Re: [RFC V1 0/5] x86: CVMs: Align memory conversions to 2M granularity

From: Vishal Annapurve
Date: Tue Jan 30 2024 - 11:43:21 EST


On Fri, Jan 12, 2024 at 11:22 AM Vishal Annapurve <vannapurve@xxxxxxxxxx> wrote:
>
> Goal of this series is aligning memory conversion requests from CVMs to
> huge page sizes to allow better host side management of guest memory and
> optimized page table walks.
>
> This patch series is partially tested and needs more work, I am seeking
> feedback from wider community before making further progress.
>
> Background
> =====================
> Confidential VMs(CVMs) support two types of guest memory ranges:
> 1) Private Memory: Intended to be consumed/modified only by the CVM.
> 2) Shared Memory: visible to both guest/host components, used for
> non-trusted IO.
>
> Guest memfd [1] support is set to be merged upstream to handle guest private
> memory isolation from host usersapace. Guest memfd approach allows following
> setup:
> * private memory backed using the guest memfd file which is not accessible
> from host userspace.
> * Shared memory backed by tmpfs/hugetlbfs files that are accessible from
> host userspace.
>
> Userspace VMM needs to register two backing stores for all of the guest
> memory ranges:
> * HVA for shared memory
> * Guest memfd ranges for private memory
>
> KVM keeps track of shared/private guest memory ranges that can be updated at
> runtime using IOCTLs. This allows KVM to back the guest memory using either HVA
> (shared) or guest memfd file offsets (private) based on the attributes of the
> guest memory ranges.
>
> In this setup, there is possibility of "double allocation" i.e. scenarios where
> both shared and private memory backing stores mapped to the same guest memory
> ranges have memory allocated.
>
> Guest issues an hypercall to convert the memory types which is forwarded by KVM
> to the host userspace.
> Userspace VMM is supposed to handle conversion as follows:
> 1) Private to shared conversion:
> * Update guest memory attributes for the range to be shared using KVM
> supported IOCTLs.
> - While handling this IOCTL, KVM will unmap EPT/NPT entries corresponding
> to the guest memory being converted.
> * Unback the guest memfd range.
> 2) Shared to private conversion:
> * Update guest memory attributes for the range to be private using KVM
> supported IOCTLs.
> - While handling this IOCTL, KVM will unmap EPT/NPT entries corresponding
> to the guest memory being converted.
> * Unback the shared memory file.
>
> Note that unbacking needs to be done for both kinds of conversions in order to
> avoid double allocation.
>
> Problem
> =====================
> CVMs can convert memory between these two types at 4K granularity.

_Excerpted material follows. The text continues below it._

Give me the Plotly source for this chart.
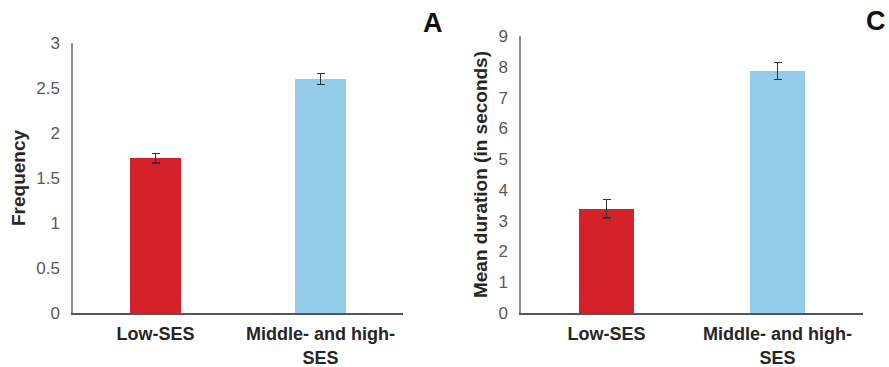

Conversion
> done at 4K granularity causes issues when using guest memfd support
> with hugetlb/Hugepage backed guest private memory:
> 1) Hugetlb fs doesn't allow freeing subpage ranges when punching holes,
> causing all the private to shared memory conversions to result in double
> allocation.
> 2) Even if a new fs is implemented for guest memfd that allows splitting
> hugepages, punching holes at 4K will cause:
> - loss of vmemmmap optimization [2]
> - more memory for EPT/NPT entries and extra pagetable walks for guest
> side accesses.
> - Shared memory mappings to consume more host pagetable entries and
> extra pagetalble walks for host side access.
> - Higher number of conversions with additional overhead of VM exits
> serviced by host userspace.
>
> Memory conversion scenarios in the guest that are of major concern:
> - SWIOTLB area conversion early during boot.
> * dma_map_* API invocations for CVMs result in using bounce buffers
> from SWIOTLB region which is already marked as shared.
> - Device drivers allocating memory using dma_alloc_* APIs at runtime
> that bypass SWIOTLB.
>
> Proposal
> =====================
> To counter above issues, this series proposes following:
> 1) Use boot time allocated SWIOTLB pools for all DMA memory allocated
> using dma_alloc_* APIs.
> 2) Increase memory allocated at boot for SWIOTLB from 6% to 8% for CVMs.
> 3) Enable dynamic SWIOTLB [4] by default for CVMs so that SWITLB can be
> scaled up as needed.
> 4) Ensure SWIOTLB pool is 2MB aligned so that all the conversions happen at
> 2M granularity once during boot.
> 5) Add a check to ensure all conversions happen at 2M granularity.
>
> ** This series leaves out some of the conversion sites which might not
> be 2M aligned but should be easy to fix once the approach is finalized. **
>
> 1G alignment for conversion:
> * Using 1G alignment may cause over-allocated SWIOTLB buffers but might
> be acceptable for CVMs depending on more considerations.
> * It might be challenging to use 1G aligned conversion in OVMF. 2M
> alignment should be achievable with OVMF changes [3].
>
> Alternatives could be:
> 1) Separate hugepage aligned DMA pools setup by individual device drivers in
> case of CVMs.
>
> [1] https://lore.kernel.org/linux-mips/20231105163040.14904-1-pbonzini@xxxxxxxxxx/
> [2] https://www.kernel.org/doc/html/next/mm/vmemmap_dedup.html
> [3] https://github.com/tianocore/edk2/pull/3784
> [4] https://lore.kernel.org/lkml/20230908080031.GA7848@xxxxxx/T/
>
> Vishal Annapurve (5):
> swiotlb: Support allocating DMA memory from SWIOTLB
> swiotlb: Allow setting up default alignment of SWIOTLB region
> x86: CVMs: Enable dynamic swiotlb by default for CVMs
> x86: CVMs: Allow allocating all DMA memory from SWIOTLB
> x86: CVMs: Ensure that memory conversions happen at 2M alignment
>
> arch/x86/Kconfig | 2 ++
> arch/x86/kernel/pci-dma.c | 2 +-
> arch/x86/mm/mem_encrypt.c | 8 ++++++--
> arch/x86/mm/pat/set_memory.c | 6 ++++--
> include/linux/swiotlb.h | 22 ++++++----------------
> kernel/dma/direct.c | 4 ++--
> kernel/dma/swiotlb.c | 17 ++++++++++++-----
> 7 files changed, 33 insertions(+), 28 deletions(-)
>
> --
> 2.43.0.275.g3460e3d667-goog
>

Ping for review of this series.

Thanks,
Vishal